__EXERCISE__.
Each line from the one containing "Convert this chart to React, TypeScript" through the one containing "const money = (v: any)" must be echoed exactly, endpoints included, and every other line omitted.

--------------------------------

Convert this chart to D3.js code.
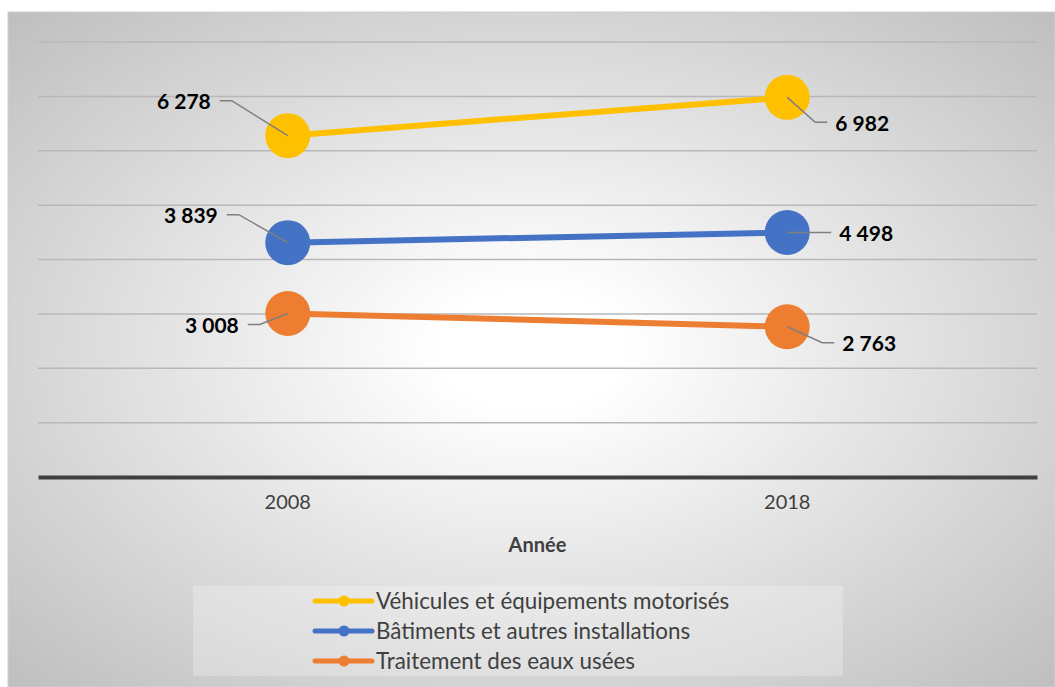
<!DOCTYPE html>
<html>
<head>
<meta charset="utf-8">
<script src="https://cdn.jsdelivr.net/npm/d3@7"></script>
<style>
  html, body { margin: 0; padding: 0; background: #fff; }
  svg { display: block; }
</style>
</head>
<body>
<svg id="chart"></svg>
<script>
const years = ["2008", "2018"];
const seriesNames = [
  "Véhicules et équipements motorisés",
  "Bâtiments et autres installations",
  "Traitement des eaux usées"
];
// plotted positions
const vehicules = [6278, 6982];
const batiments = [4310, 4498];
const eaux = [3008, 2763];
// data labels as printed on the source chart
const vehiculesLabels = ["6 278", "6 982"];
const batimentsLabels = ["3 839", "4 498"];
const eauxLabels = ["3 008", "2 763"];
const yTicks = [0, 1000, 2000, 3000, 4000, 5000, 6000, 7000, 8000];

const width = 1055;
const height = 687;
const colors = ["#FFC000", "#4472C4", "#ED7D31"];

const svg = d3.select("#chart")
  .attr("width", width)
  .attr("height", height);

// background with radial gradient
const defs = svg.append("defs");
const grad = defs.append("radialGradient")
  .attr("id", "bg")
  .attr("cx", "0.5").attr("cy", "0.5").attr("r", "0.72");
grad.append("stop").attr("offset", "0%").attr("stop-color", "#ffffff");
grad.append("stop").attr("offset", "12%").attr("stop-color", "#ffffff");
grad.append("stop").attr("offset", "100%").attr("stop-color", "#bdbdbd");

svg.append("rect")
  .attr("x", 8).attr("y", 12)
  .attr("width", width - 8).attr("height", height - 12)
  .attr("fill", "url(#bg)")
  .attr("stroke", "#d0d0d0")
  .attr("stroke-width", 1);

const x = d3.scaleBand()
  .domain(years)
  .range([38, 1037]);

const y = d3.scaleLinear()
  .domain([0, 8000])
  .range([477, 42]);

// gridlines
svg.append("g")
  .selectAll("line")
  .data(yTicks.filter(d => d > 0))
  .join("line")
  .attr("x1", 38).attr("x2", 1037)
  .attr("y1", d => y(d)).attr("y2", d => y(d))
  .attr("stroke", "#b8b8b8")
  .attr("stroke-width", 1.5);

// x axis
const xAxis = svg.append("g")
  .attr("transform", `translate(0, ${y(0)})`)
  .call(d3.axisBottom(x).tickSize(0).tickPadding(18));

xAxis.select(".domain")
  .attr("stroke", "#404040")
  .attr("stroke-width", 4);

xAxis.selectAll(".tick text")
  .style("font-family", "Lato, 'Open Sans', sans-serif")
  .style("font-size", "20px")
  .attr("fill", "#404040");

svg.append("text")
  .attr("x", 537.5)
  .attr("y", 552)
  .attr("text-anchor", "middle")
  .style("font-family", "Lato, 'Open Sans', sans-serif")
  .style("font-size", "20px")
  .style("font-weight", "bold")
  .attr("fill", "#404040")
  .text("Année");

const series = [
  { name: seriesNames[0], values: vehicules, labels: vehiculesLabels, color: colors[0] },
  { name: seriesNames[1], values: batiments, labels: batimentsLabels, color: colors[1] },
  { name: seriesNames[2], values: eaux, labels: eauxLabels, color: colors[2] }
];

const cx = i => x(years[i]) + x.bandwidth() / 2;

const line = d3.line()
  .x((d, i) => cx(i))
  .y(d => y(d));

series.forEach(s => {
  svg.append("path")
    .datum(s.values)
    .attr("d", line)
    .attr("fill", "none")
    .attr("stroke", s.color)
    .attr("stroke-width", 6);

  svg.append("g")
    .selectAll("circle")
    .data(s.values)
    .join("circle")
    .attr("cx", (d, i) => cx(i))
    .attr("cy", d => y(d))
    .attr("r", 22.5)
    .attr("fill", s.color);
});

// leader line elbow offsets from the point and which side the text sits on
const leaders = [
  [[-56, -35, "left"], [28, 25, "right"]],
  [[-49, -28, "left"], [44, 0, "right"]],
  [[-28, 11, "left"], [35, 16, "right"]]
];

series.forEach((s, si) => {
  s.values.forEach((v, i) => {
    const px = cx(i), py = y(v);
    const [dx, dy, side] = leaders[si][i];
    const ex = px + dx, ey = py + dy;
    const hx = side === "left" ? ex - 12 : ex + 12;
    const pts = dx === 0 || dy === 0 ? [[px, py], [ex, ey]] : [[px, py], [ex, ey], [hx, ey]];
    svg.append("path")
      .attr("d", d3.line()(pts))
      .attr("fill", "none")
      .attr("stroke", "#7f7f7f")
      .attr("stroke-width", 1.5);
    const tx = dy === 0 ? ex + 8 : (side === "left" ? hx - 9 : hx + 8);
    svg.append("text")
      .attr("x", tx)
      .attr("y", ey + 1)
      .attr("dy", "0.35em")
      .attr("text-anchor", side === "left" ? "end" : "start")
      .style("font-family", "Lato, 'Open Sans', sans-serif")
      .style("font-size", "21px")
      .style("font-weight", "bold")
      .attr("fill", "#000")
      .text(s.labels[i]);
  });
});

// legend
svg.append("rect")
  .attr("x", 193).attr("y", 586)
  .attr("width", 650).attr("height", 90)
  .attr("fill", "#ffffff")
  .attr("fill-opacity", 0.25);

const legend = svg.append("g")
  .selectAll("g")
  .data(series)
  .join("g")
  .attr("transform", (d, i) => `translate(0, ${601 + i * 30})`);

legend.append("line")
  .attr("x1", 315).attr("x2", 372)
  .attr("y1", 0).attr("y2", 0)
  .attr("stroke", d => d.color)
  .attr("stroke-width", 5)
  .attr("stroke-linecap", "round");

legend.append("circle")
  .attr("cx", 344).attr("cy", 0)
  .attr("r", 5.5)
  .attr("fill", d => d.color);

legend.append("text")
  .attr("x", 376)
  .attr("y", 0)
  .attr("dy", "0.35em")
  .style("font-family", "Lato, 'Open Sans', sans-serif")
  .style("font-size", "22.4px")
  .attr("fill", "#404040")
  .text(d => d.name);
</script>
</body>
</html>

--------------------------------

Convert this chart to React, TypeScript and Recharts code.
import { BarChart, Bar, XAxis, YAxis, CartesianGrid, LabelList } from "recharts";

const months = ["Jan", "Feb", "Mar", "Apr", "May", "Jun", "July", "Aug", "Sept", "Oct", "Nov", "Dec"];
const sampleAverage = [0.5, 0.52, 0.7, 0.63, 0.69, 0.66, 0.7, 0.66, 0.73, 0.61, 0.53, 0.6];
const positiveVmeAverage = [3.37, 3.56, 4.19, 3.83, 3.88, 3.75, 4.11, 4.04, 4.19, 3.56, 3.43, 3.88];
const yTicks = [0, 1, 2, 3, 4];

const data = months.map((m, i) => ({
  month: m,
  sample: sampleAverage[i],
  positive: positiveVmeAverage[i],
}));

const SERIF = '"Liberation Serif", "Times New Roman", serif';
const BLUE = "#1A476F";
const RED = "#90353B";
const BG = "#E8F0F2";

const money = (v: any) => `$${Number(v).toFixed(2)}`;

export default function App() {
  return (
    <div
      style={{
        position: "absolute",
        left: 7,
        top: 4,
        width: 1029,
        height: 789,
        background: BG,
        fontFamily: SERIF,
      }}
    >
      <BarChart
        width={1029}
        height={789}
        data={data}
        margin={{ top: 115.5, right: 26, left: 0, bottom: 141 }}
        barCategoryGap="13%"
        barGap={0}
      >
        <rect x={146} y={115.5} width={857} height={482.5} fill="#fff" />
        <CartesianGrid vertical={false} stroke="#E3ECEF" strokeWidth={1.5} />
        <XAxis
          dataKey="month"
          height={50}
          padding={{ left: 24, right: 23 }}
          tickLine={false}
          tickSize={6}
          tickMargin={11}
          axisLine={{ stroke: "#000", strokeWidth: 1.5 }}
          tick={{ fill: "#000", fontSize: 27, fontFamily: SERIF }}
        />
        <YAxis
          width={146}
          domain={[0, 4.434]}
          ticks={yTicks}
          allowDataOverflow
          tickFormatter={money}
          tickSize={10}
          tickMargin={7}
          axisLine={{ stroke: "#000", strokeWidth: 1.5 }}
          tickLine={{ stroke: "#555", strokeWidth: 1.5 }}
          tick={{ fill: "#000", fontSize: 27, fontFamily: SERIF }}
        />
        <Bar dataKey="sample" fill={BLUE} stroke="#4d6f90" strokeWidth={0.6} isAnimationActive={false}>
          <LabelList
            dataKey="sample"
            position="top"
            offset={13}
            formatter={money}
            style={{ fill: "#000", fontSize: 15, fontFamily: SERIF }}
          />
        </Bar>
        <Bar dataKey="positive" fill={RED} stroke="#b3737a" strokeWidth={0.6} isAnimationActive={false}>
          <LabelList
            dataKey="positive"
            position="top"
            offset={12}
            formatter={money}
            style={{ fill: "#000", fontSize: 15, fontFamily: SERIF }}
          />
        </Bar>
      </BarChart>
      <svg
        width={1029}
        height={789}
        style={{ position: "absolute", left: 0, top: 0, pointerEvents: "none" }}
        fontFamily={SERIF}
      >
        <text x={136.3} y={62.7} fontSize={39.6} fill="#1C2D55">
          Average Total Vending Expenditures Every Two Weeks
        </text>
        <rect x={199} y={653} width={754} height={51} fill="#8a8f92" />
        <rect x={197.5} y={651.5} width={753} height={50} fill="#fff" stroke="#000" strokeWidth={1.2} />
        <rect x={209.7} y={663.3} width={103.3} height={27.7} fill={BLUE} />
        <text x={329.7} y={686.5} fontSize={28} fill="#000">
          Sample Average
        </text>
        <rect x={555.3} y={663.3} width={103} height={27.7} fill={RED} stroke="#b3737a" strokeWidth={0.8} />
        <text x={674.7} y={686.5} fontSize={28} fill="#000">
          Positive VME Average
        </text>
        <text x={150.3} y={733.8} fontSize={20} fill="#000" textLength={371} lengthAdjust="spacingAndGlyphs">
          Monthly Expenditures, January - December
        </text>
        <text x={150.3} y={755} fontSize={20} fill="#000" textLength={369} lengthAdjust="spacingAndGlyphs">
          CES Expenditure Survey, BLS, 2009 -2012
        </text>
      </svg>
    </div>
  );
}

--------------------------------

__FINISHED ANSWER__.
Convert this chart to React, TypeScript and Recharts code.
import { BarChart, Bar, XAxis, YAxis, CartesianGrid, LabelList } from "recharts";

const months = ["Jan", "Feb", "Mar", "Apr", "May", "Jun", "July", "Aug", "Sept", "Oct", "Nov", "Dec"];
const sampleAverage = [0.5, 0.52, 0.7, 0.63, 0.69, 0.66, 0.7, 0.66, 0.73, 0.61, 0.53, 0.6];
const positiveVmeAverage = [3.37, 3.56, 4.19, 3.83, 3.88, 3.75, 4.11, 4.04, 4.19, 3.56, 3.43, 3.88];
const yTicks = [0, 1, 2, 3, 4];

const data = months.map((m, i) => ({
  month: m,
  sample: sampleAverage[i],
  positive: positiveVmeAverage[i],
}));

const SERIF = '"Liberation Serif", "Times New Roman", serif';
const BLUE = "#1A476F";
const RED = "#90353B";
const BG = "#E8F0F2";

const money = (v: any) => `$${Number(v).toFixed(2)}`;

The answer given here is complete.